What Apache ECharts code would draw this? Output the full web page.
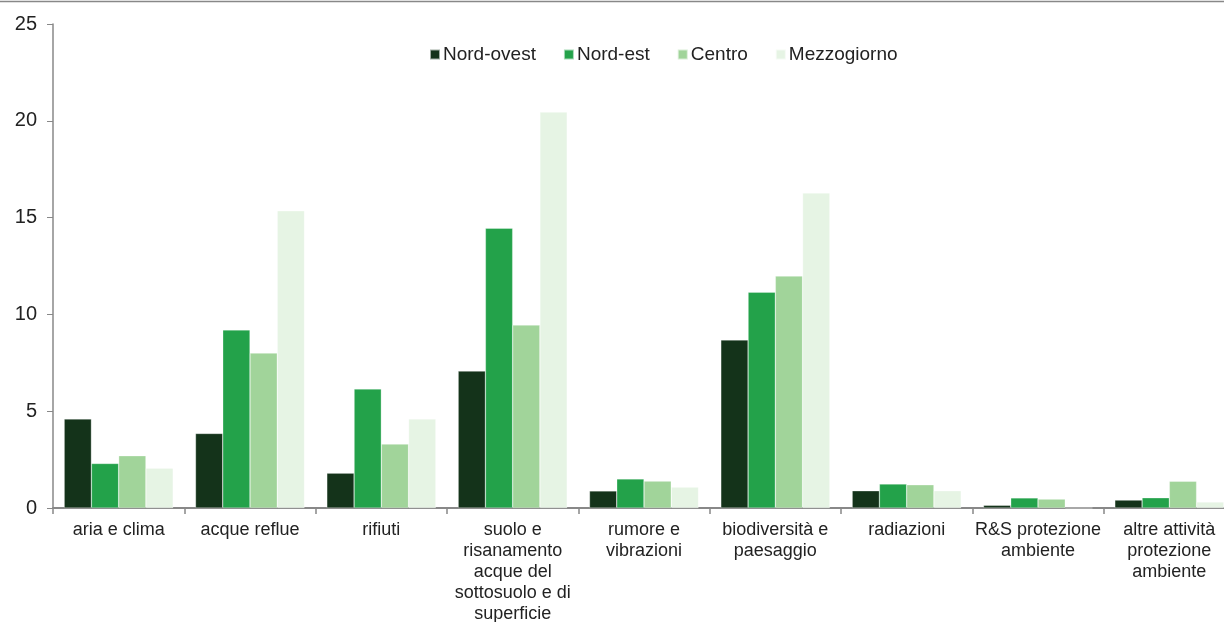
<!DOCTYPE html>
<html><head><meta charset="utf-8">
<script src="https://cdn.jsdelivr.net/npm/echarts@6/dist/echarts.min.js"></script>
<style>html,body{margin:0;padding:0;background:#fff}#c{width:1224px;height:622px}</style>
</head><body><div id="c"></div>
<script>
var categories = ["aria e clima","acque reflue","rifiuti","suolo e\nrisanamento\nacque del\nsottosuolo e di\nsuperficie","rumore e\nvibrazioni","biodiversità e\npaesaggio","radiazioni","R&S protezione\nambiente","altre attività\nprotezione\nambiente"];
var seriesNames = ["Nord-ovest","Nord-est","Centro","Mezzogiorno"];
var nordOvest = [4.6,3.85,1.8,7.07,0.88,8.68,0.89,0.14,0.41];
var nordEst = [2.3,9.2,6.15,14.45,1.5,11.15,1.24,0.52,0.53];
var centro = [2.7,8.0,3.3,9.45,1.39,11.98,1.2,0.46,1.38];
var mezzogiorno = [2.05,15.35,4.6,20.45,1.08,16.27,0.89,0,0.31];
var yTicks = [0,5,10,15,20,25];
var colors = ["#14331a","#23a24a","#a1d49a","#e6f4e4"];
var values = [nordOvest,nordEst,centro,mezzogiorno];

var chart = echarts.init(document.getElementById('c'));
chart.setOption({
  animation:false,
  textStyle:{fontFamily:"Liberation Sans, Arial, sans-serif"},
  graphic:[{type:'line',shape:{x1:0,y1:1.5,x2:1224,y2:1.5},style:{stroke:'#888',lineWidth:1.5}}],
  legend:{
    top:40,left:424,itemWidth:10,itemHeight:10,itemGap:27,
    icon:'rect',
    textStyle:{fontSize:19,color:'#222',padding:[0,0,0,-2]},
    data:seriesNames
  },
  grid:{left:53,width:1182,top:24,height:484,containLabel:false,outerBoundsMode:'none'},
  xAxis:{
    type:'category',data:categories,
    axisLine:{lineStyle:{color:'#888',width:2}},
    axisTick:{show:true,length:6,lineStyle:{color:'#888',width:1.5}},
    axisLabel:{fontSize:18,color:'#222',lineHeight:21,margin:12,interval:0}
  },
  yAxis:{
    type:'value',min:0,max:25,interval:5,
    axisLine:{show:true,lineStyle:{color:'#888',width:1.5}},
    axisTick:{show:true,length:6,lineStyle:{color:'#888'}},
    splitLine:{show:false},
    axisLabel:{fontSize:20,color:'#222',margin:16,
      formatter:function(v){return yTicks.indexOf(v)>=0?String(v):'';}}
  },
  series: seriesNames.map(function(n,i){
    return {name:n,type:'bar',data:values[i],barGap:'0%',barCategoryGap:'17%',
      itemStyle:{color:colors[i],borderColor:'rgba(255,255,255,0.6)',borderWidth:0.5}};
  })
});
</script></body></html>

· · ·

Return only the lines from the start of the data through the line that contains "var values = [nordOvest,nordEst,centro,mezzogiorno];", please, copying them exactly and omitting all pictures.

Problem solution
What Apache ECharts code would draw this? Output the full web page.
<!DOCTYPE html>
<html><head><meta charset="utf-8">
<script src="https://cdn.jsdelivr.net/npm/echarts@6/dist/echarts.min.js"></script>
<style>html,body{margin:0;padding:0;background:#fff}#c{width:1224px;height:622px}</style>
</head><body><div id="c"></div>
<script>
var categories = ["aria e clima","acque reflue","rifiuti","suolo e\nrisanamento\nacque del\nsottosuolo e di\nsuperficie","rumore e\nvibrazioni","biodiversità e\npaesaggio","radiazioni","R&S protezione\nambiente","altre attività\nprotezione\nambiente"];
var seriesNames = ["Nord-ovest","Nord-est","Centro","Mezzogiorno"];
var nordOvest = [4.6,3.85,1.8,7.07,0.88,8.68,0.89,0.14,0.41];
var nordEst = [2.3,9.2,6.15,14.45,1.5,11.15,1.24,0.52,0.53];
var centro = [2.7,8.0,3.3,9.45,1.39,11.98,1.2,0.46,1.38];
var mezzogiorno = [2.05,15.35,4.6,20.45,1.08,16.27,0.89,0,0.31];
var yTicks = [0,5,10,15,20,25];
var colors = ["#14331a","#23a24a","#a1d49a","#e6f4e4"];
var values = [nordOvest,nordEst,centro,mezzogiorno];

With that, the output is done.